General notes for the Gossip Girl crew:
Lydia Hearst: GET OFF MY FUCKING SHOW. Gossip Girl doesn't need you. You look like Nellie on Little House on the Prairie and there is NO WAY Chuck Bass would ever go for your skinny white ass.
Chuck: You wear more foundation than Ru Paul. Tell make-up to go easy on the Ben Nye foundation. Seriously.
Serena: You have the southern California version of Madonna's fake accent. What the fuck is up with your voice? And as much as we are all supposed to love your Kate-Moss-inspired wardrobe, guess what? I don't. Don't love it at all. What was up with that 70s yellow carnation of a dress you were wearing? Dumb. And the gloves? Come on. Also: you're super boring.

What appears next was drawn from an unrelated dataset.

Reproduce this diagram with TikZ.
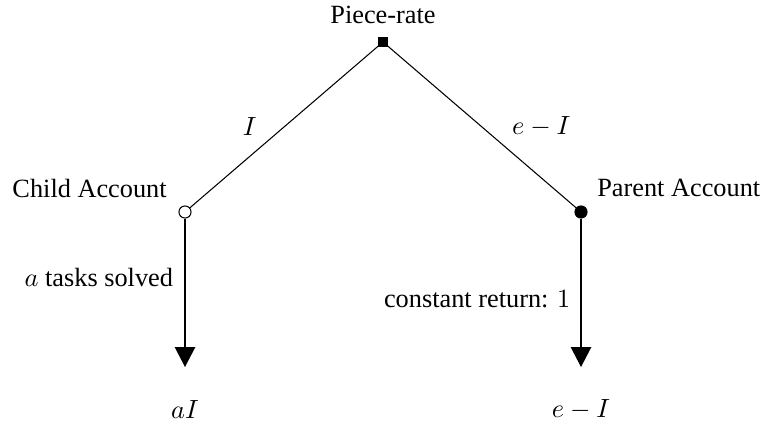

Eric van der Woodsen (Connor Paolo): Every time I see you on screen I think, "Good fucking God. This kid MUST have learned to act in NY where every young actor overacts like they are on Broadway, or God forbid, an episode of Fame. Guess what? I was so f-ing RIGHT! Tone it down, cupcake, or Los Angeles will never come calling.
Blair. You are horrible, rotten, no good, bitchy & conniving. Keep up the good work! The way you cut down that imposter bitch was FAB.U.LOUS. You are Heathers reincarnated. Love it.
I don't love much television. But I *really* love Gossip Girl. Good work, team.